Reporter: Noverius Laoli | Editor: Noverius Laoli
KONTAN.CO.ID - JAKARTA. Kebijakan Domestic Market Obligation (DMO) dan Domestic Price Obligation (DPO) menyulitkan pelaku usaha dan menimbulkan risiko ketidakpastian dan inefisiensi perdagangan. Hal ini karena kendali untuk mengontrol distribusi itu bukan berada di pelaku usaha.
Akademisi Universitas Al- Azhar Indonesia Sadino mengatakan pengakuan tersebut terkuak dari pengakuan Thomas Muksim, Presiden Direktur PT Sari Agrotama Persada.
Sadino mengatakan, dalam keterangan di Pengadilan Tipikor Jakarta, Kamis (10/11/2022), Thomas mengakui pernah mengikuti rapat daring yang juga dihadiri oleh Dirjen Perdagangan Luar Negeri Indrasari Wisnu Wardhana dan Lin Che Wei.
Dalam kesempatan tersebut, Thomas mengaku mengusulkan agar Permendag No. 8/2022 yang mewajibkan DMO sebesar 20% sebagai syarat persetujuan ekspor CPO dikembalikan ke peraturan sebelumnya, Permendag No. 2/2022.
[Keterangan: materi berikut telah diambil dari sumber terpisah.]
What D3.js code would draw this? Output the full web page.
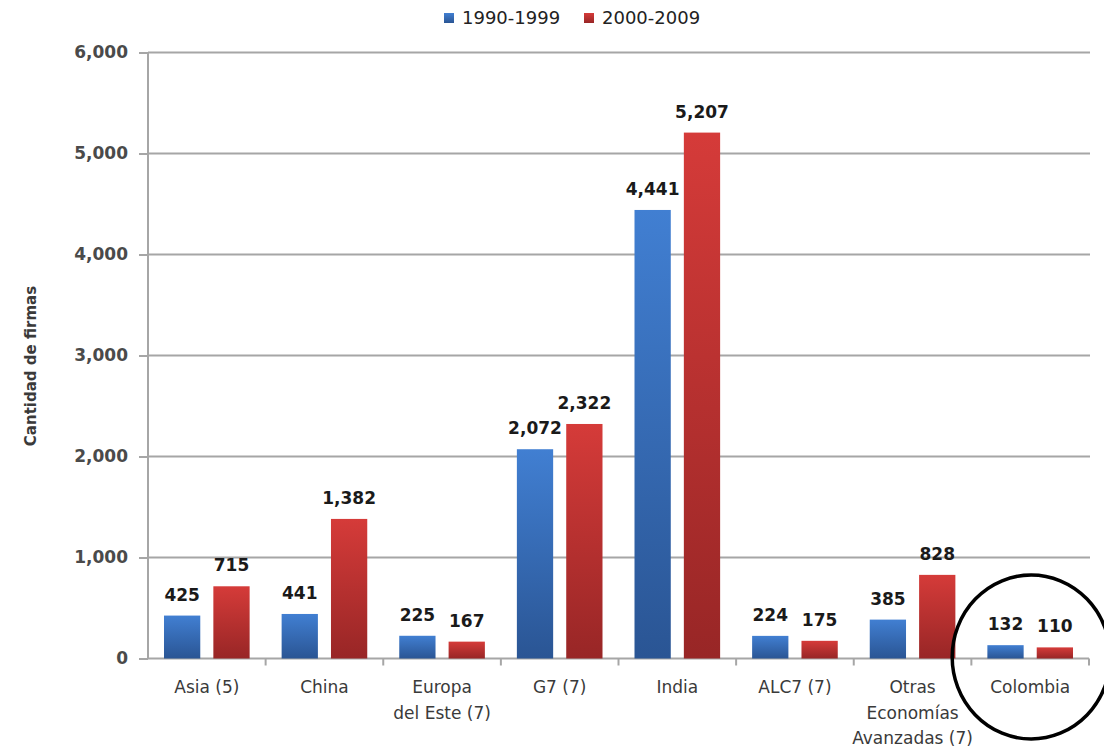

Baca Juga: Pemerintah Tetap Berlakukan DMO CPO
Alasannya, ketentuan dalam Permendag yang mewajibkan DMO sangat menyulitkan bagi pelaku usaha, khususnya produsen dan eksportir.
Menurut Sadino, seharusnya tidak boleh ada hambatan ekspor. Jika menyangkut pemenuhan kebutuhan di dalam negeri, pemerintah hanya perlu fokus supaya ketersediaan untuk kelompok masyarakat tertentu terjamin.
Negara bisa menjamin ketersediaan minyak goreng untuk kelompok masyarakat tertentu, tanpa harus mengorbankan yang lain.
Sadino berharap, pemerintah segera melakukan penghapusan DMO dan DPO minyak sawit/CPO. Pasalnya, kebijakan DMO dan DPO merupakan salah satu penyebab hancurnya harga TBS petani.
“Mendag tak perlu ragu lagi untuk penghapusan DMO dan DPO ini. Agar tidak ada yang dirugikan,” ujarnya Sadino dalam siaran pers, Kamis (10/11).
Sadino menilai, kebijakan DMO dan DPO berpotensi menimbulkan risiko ketidakpastian dan inefisiensi perdagangan CPO. Dan itu terbukti setelah diterapkan beberapa bulan belakangan ini. “Kebijakan tersebut justru membatasi volume ekspor pertumbuhan ekonomi terhambat,” tegasnya.
Baca Juga: Dalam Kasus Minyak Goreng, Penyaluran BLT Bukan Kerugian Negara
Akibatnya, ekspor CPO dan produk turunannya anjlok signifikan. Dampaknya, petani kesulitan menjual tandan buah segar (TBS) karena pabrik pengolahan sawit (PKS) engga membeli dengan alasan penuhnya tangka timbun.
Dorab Mistry, Director Godrej International Ltd bahkan menilai kebijakan pemerintah Indonesia kurang tepat dalam mengatur ekspor CPO dan produk turunannya. Selain larangan ekspor, kebijakan DMO dan DPO menimbulkan risiko ketidakpastian dan inefisiensi perdagangan CPO.
Direktur Eksekutif Palm Oil Agribusiness Strategic Institute (PASPI), Tungkot Sipayung, menegaskan, gonta-ganti kebijakan DMO dan DPO yang dilakukan pemerintah selain sulit dijalankan juga terbukti menurunkan pertumbuhan ekonomi.
Baca Juga: Program BLT Masuk Kerugian Keuangan Negara, Ini kata Pakar Hukum
Di sisi lain, bongkar pasang kebijakan DMO dan DPO juga menghambat dan mengurangi daya saing industri sawit karena berpijak di luar kebijakan yang sudah dibangun fondasinya sejak lama.
Tungkot juga menyarankan, agar pemerintah bertahan pada mekanisme yang telah teruji selama ini yakni kombinasi antara PE dan BK. Kebijakan ini lebih menjamin hilirisasi dan peningkatan penggunaan konsumsi domestik baik untuk energi maupun makanan dan oleokimia.